Expanding the Toolkit with Financial Alchemy

So far, we have built portfolios using assets like stocks, which have a fairly straightforward, linear relationship between their price and their payoff. But what if we add something more exotic to our toolbox? What if we could use an instrument whose payoff is fundamentally non-linear?

Enter the world of derivatives and financial engineering. Consider a simple call option—a contract that gives you the right, but not the obligation, to buy a stock at a future date for a predetermined price. Its payoff is lopsided: if the stock price soars past the agreed-upon price, the option becomes incredibly valuable. If the stock price stagnates or falls, the option simply expires worthless. It's a specialized bet on a specific outcome.

You might wonder, can adding such a "gadget" to our set of building blocks truly help? The answer is a resounding yes. If the market isn't already "complete"—meaning the existing assets don't already allow you to create every possible payoff pattern—then introducing a new, non-redundant asset like an option can dramatically expand your investment possibilities. It can push the entire efficient frontier outwards, allowing you to build portfolios that offer a higher return for the same level of risk. This, in turn, allows you to draw a new, steeper CML originating from the risk-free rate. Adding the option is like giving a car a turbocharger; it unlocks a new level of performance that was previously unattainable.

Of course, this isn't magic. The improvement depends on the price of the option; it has to be a "good deal" relative to the risk-return profile it offers. Furthermore, real-world frictions like bans on short-selling can complicate the picture, turning the smooth, elegant curve of the efficient frontier into a more jagged, kinked shape. Yet, the principle remains: by cleverly incorporating assets with non-linear payoffs, we can engineer better risk-return trade-offs. This illustrates a beautiful interplay between the linear logic of the CML and the non-linear world of modern financial instruments.
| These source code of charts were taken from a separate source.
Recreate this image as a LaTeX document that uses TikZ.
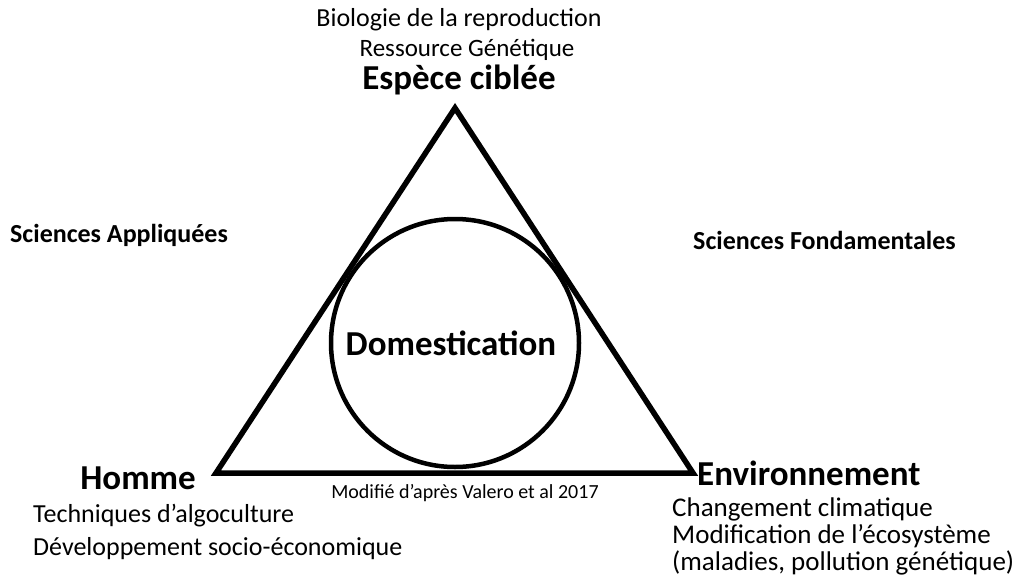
\documentclass[tikz,border=0pt]{standalone}
\usepackage{fontspec}
\setmainfont{Carlito}
\tikzset{
  pole/.style={font=\bfseries\fontsize{35}{38}\selectfont, inner sep=0pt},
  sous/.style={font=\fontsize{26}{30}\selectfont, inner sep=0pt},
  champ/.style={font=\bfseries\fontsize{26}{30}\selectfont, inner sep=0pt}
}
\begin{document}
\begin{tikzpicture}[x=1pt,y=-1pt]
	\useasboundingbox (0,0) rectangle (1013,581);
	\coordinate (haut) at (455,108);
	\coordinate (gauche) at (216,473);
	\coordinate (droite) at (693,473);
	\draw[line width=5.5pt,line join=miter] (haut) -- (gauche) -- (droite) -- cycle;
	\node[draw,circle,line width=4.5pt,minimum size=248pt,inner sep=0pt] (cercle) at (455,343) {};
	\node[pole] (domest) at ([xshift=-4pt]cercle.center) {Domestication};
	\node[sous,anchor=center] (bio) at (459,20) {Biologie de la reproduction};
	\node[font=\fontsize{25}{30}\selectfont,inner sep=0pt,anchor=center] (ress) at (467,50) {Ressource Génétique};
	\node[pole,anchor=center] (espece) at (459,80) {Espèce ciblée};
	\node[champ,anchor=west] (appl) at (10,235) {Sciences Appliquées};
	\node[champ,anchor=west] (fond) at (693,240) {Sciences Fondamentales};
	\node[pole,anchor=east] (homme) at (196,478) {Homme};
	\node[pole,anchor=west] (env) at (697,473) {Environnement};
	\node[font=\fontsize{20}{22}\selectfont,inner sep=0pt] (modif) at (465,493) {Modifié d’après Valero et al 2017};
	\node[sous,anchor=west] (tech) at (33,516) {Techniques d’algoculture};
	\node[sous,anchor=west] (dev) at (33,549) {Développement socio-économique};
	\node[font=\fontsize{27}{30}\selectfont,inner sep=0pt,anchor=west] (clim) at (672,509) {Changement climatique};
	\node[font=\fontsize{27}{30}\selectfont,inner sep=0pt,anchor=west] (eco) at (672,536) {Modification de l’écosystème};
	\node[font=\fontsize{27}{30}\selectfont,inner sep=0pt,anchor=west] (mal) at (672,563) {(maladies, pollution génétique)};
\end{tikzpicture}
\end{document}
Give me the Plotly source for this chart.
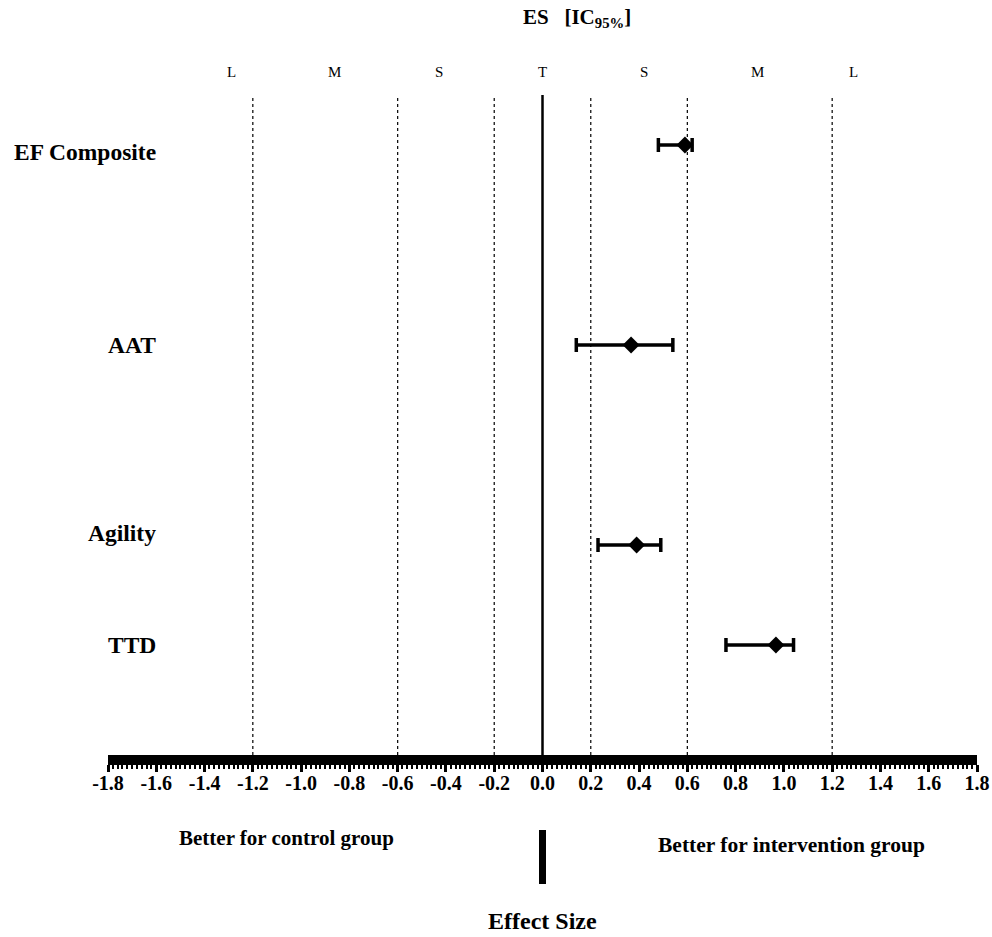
import plotly.graph_objects as go

# ---- data ----
outcomes = ["EF Composite", "AAT", "Agility", "TTD"]
outcome_pos = [6.0, 4.0, 2.0, 1.0]
es = [0.59, 0.367, 0.39, 0.967]
ci_low = [0.48, 0.14, 0.23, 0.76]
ci_high = [0.62, 0.54, 0.49, 1.04]

threshold_vals = [-1.2, -0.6, -0.2, 0.2, 0.6, 1.2]
magnitude_labels = ["L", "M", "S", "T", "S", "M", "L"]
magnitude_pos = [-1.29, -0.86, -0.43, 0.0, 0.42, 0.89, 1.29]

tick_vals = [round(-1.8 + 0.2 * i, 1) for i in range(19)]
tick_text = ["<b>%.1f</b>" % v for v in tick_vals]

SERIF = "Liberation Serif, Times New Roman, serif"
Y_TOP, Y_BOT = 6.5, -0.1
TOP_PX, BOT_PX = 95, 755
PLOT_H = float(BOT_PX - TOP_PX)


def py(pix):
    """paper y for a pixel row"""
    return (BOT_PX - pix) / PLOT_H


fig = go.Figure()

fig.add_trace(go.Scatter(
    x=es, y=outcome_pos, mode="markers",
    marker=dict(symbol="diamond", size=13, color="black"),
    error_x=dict(type="data", symmetric=False,
                 array=[h - e for h, e in zip(ci_high, es)],
                 arrayminus=[e - l for e, l in zip(es, ci_low)],
                 color="black", thickness=3.5, width=7),
    showlegend=False, hoverinfo="skip",
))

shapes = []
for t in threshold_vals:
    shapes.append(dict(type="line", xref="x", yref="y", x0=t, x1=t, y0=Y_BOT, y1=Y_TOP,
                       line=dict(color="black", width=1.2, dash="dot"), layer="below"))
shapes.append(dict(type="line", xref="x", yref="y", x0=0, x1=0, y0=Y_BOT, y1=Y_TOP,
                   line=dict(color="black", width=2.5), layer="below"))
# thick marker below axis
shapes.append(dict(type="line", xref="x", yref="paper", x0=0, x1=0,
                   y0=py(830), y1=py(884),
                   line=dict(color="black", width=7)))

annotations = []
label_shift = [-7, 0, 12, 0]
for name, p, s in zip(outcomes, outcome_pos, label_shift):
    annotations.append(dict(x=-1.593, y=p, xref="x", yref="y", text="<b>%s</b>" % name,
                            showarrow=False, xanchor="right", yanchor="middle", yshift=s,
                            font=dict(family=SERIF, size=23.5, color="black")))
for lab, p in zip(magnitude_labels, magnitude_pos):
    annotations.append(dict(x=p, y=py(72), xref="x", yref="paper", yanchor="middle",
                            text=lab, showarrow=False,
                            font=dict(family=SERIF, size=15, color="black")))

annotations.append(dict(x=0.0, y=py(18), xref="x", yref="paper", yanchor="middle",
                        text="<b>ES   [IC<sub>95%</sub>]</b>", showarrow=False, xshift=34,
                        font=dict(family=SERIF, size=21, color="black")))
annotations.append(dict(x=-1.06, y=py(838), xref="x", yref="paper", yanchor="middle",
                        text="<b>Better for control group</b>", showarrow=False,
                        font=dict(family=SERIF, size=21, color="black")))
annotations.append(dict(x=1.03, y=py(845), xref="x", yref="paper", yanchor="middle",
                        text="<b>Better for intervention group</b>", showarrow=False,
                        font=dict(family=SERIF, size=21.5, color="black")))
annotations.append(dict(x=0.0, y=py(921), xref="x", yref="paper", yanchor="middle",
                        text="<b>Effect Size</b>", showarrow=False,
                        font=dict(family=SERIF, size=24, color="black")))

fig.update_layout(
    width=992, height=937,
    margin=dict(l=108, r=15, t=TOP_PX, b=937 - BOT_PX, autoexpand=False),
    paper_bgcolor="white", plot_bgcolor="white",
    shapes=shapes, annotations=annotations,
    xaxis=dict(range=[-1.8, 1.8], tickvals=tick_vals, ticktext=tick_text, automargin=False,
               showgrid=False, zeroline=False, showline=True, linecolor="black", linewidth=10,
               ticks="outside", ticklen=7, tickwidth=3, tickcolor="black",
               minor=dict(dtick=0.02, tick0=0, ticks="outside", ticklen=4, tickwidth=2,
                          tickcolor="black", showgrid=False),
               ticklabelstandoff=-6,
               tickfont=dict(family=SERIF, size=20, color="black")),
    yaxis=dict(range=[Y_BOT, Y_TOP], visible=False, automargin=False),
    showlegend=False,
)

fig.write_html("out.html", config={"displayModeBar": False},
               post_script="document.body.style.margin='0px';document.body.style.overflow='hidden';")
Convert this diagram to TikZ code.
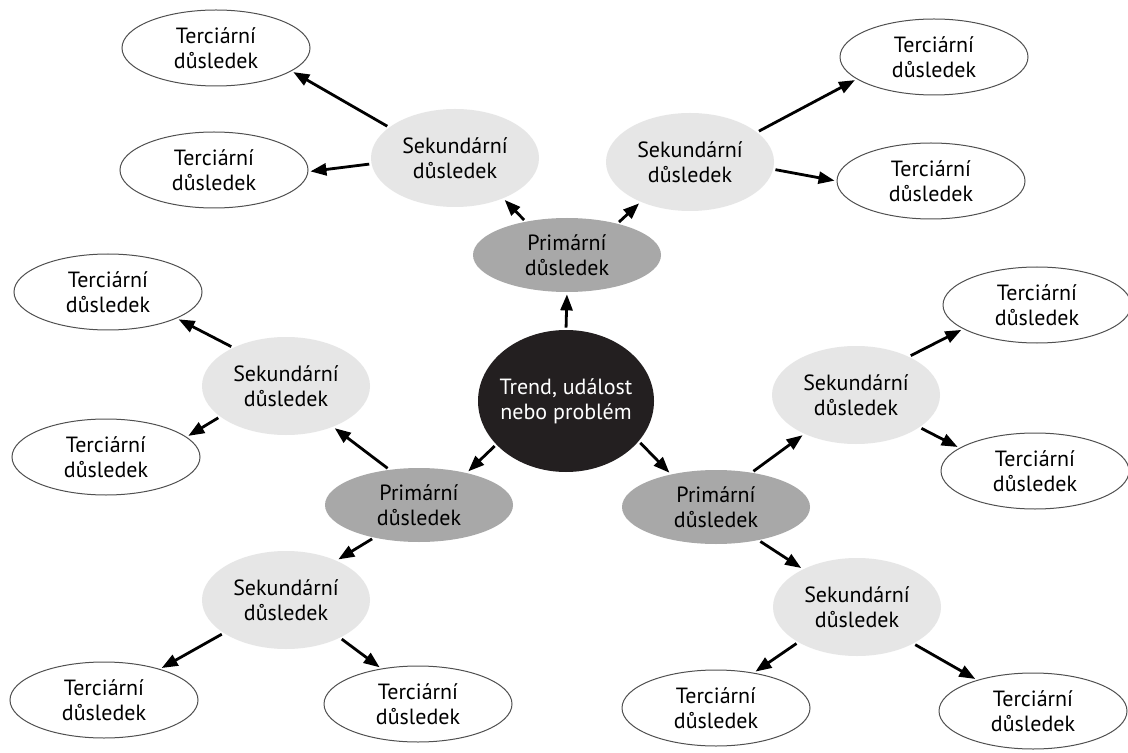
\documentclass[tikz,border=0pt]{standalone}
\usepackage{fontspec}
\setmainfont{PT Sans}
\usetikzlibrary{shapes.geometric,arrows.meta}
\definecolor{coreC}{RGB}{35,31,32}
\definecolor{primC}{RGB}{168,168,168}
\definecolor{secC}{RGB}{230,230,230}
\definecolor{edgeC}{RGB}{80,80,80}
\begin{document}
\begin{tikzpicture}[x=0.5pt,y=-0.5pt,
  base/.style={ellipse,inner sep=0pt,align=center,font=\fontsize{11}{12.5}\selectfont},
  core/.style={base,fill=coreC,text=white,inner xsep=-10pt,minimum width=88pt,minimum height=71pt},
  prim/.style={base,fill=primC,minimum width=94pt,minimum height=37pt},
  sec/.style={base,fill=secC,minimum width=84pt,minimum height=49pt},
  tert/.style={base,draw=edgeC,line width=0.5pt,fill=white,minimum width=94pt,minimum height=38pt},
  arr/.style={-{Triangle[length=8pt,width=6pt]},line width=1.4pt,shorten <=1pt,shorten >=1pt}]
\useasboundingbox (0,0) rectangle (1128,753);
\fill[white] (0,0) rectangle (1128,753);

% centre
\node[core] (C) at (566,401) {Trend, událost\\nebo problém};
% primary
\node[prim] (P1) at (567,255) {Primární\\důsledek};
\node[prim] (P2) at (419,505) {Primární\\důsledek};
\node[prim] (P3) at (716,507) {Primární\\důsledek};
% secondary
\node[sec] (S1) at (455,158) {Sekundární\\důsledek};
\node[sec] (S2) at (690,162) {Sekundární\\důsledek};
\node[sec] (S3) at (286,386) {Sekundární\\důsledek};
\node[sec] (S4) at (286,600) {Sekundární\\důsledek};
\node[sec] (S5) at (856,395) {Sekundární\\důsledek};
\node[sec] (S6) at (857,607) {Sekundární\\důsledek};
% tertiary
\node[tert] (T1) at (216,48) {Terciární\\důsledek};
\node[tert] (T2) at (214,170) {Terciární\\důsledek};
\node[tert] (T3) at (934,57) {Terciární\\důsledek};
\node[tert] (T4) at (931,181) {Terciární\\důsledek};
\node[tert] (T5) at (108,292) {Terciární\\důsledek};
\node[tert] (T6) at (106,457) {Terciární\\důsledek};
\node[tert] (T7) at (1037,305) {Terciární\\důsledek};
\node[tert] (T8) at (1035,471) {Terciární\\důsledek};
\node[tert] (T9) at (104,700) {Terciární\\důsledek};
\node[tert] (T10) at (418,704) {Terciární\\důsledek};
\node[tert] (T11) at (716,708) {Terciární\\důsledek};
\node[tert] (T12) at (1033,711) {Terciární\\důsledek};

% connectors
\draw[arr] (C.north) -- (P1.south);
\draw[arr] (C.212) -- (P2.34);
\draw[arr] (C.-29) -- (P3.144);
\draw[arr] (P1.141) -- (S1.-40);
\draw[arr] (P1.32) -- (S2.219);
\draw[arr] (S1.155) -- (T1.-17);
\draw[arr] (S1.184) -- (T2.-1);
\draw[arr] (S2.24) -- (T3.196);
\draw[arr] (S2.-5) -- (T4.180);
\draw[arr] (P2.130) -- (S3.-41);
\draw[arr] (P2.216) -- (S4.38);
\draw[arr] (S3.144) -- (T5.-21);
\draw[arr] (S3.205) -- (T6.14);
\draw[arr] (S4.208) -- (T9.29);
\draw[arr] (S4.-35) -- (T10.136);
\draw[arr] (P3.44) -- (S5.217);
\draw[arr] (P3.-38) -- (S6.145);
\draw[arr] (S5.36) -- (T7.198);
\draw[arr] (S5.-27) -- (T8.163);
\draw[arr] (S6.211) -- (T11.43);
\draw[arr] (S6.-33) -- (T12.151);
\end{tikzpicture}
\end{document}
From a simple line on a graph, we have journeyed into a world of massive computation, dynamic economic regimes, and financial alchemy. The Capital Market Line, in its essence, is a principle of optimization. It shows us how to do the best we can with the tools we have. But as we have seen, the "tools we have" are constantly evolving—our computational power grows, our understanding of market dynamics deepens, and our financial toolkit expands. The CML is not the final answer, but a powerful and enduring question: faced with uncertainty, what is the most rational path to take?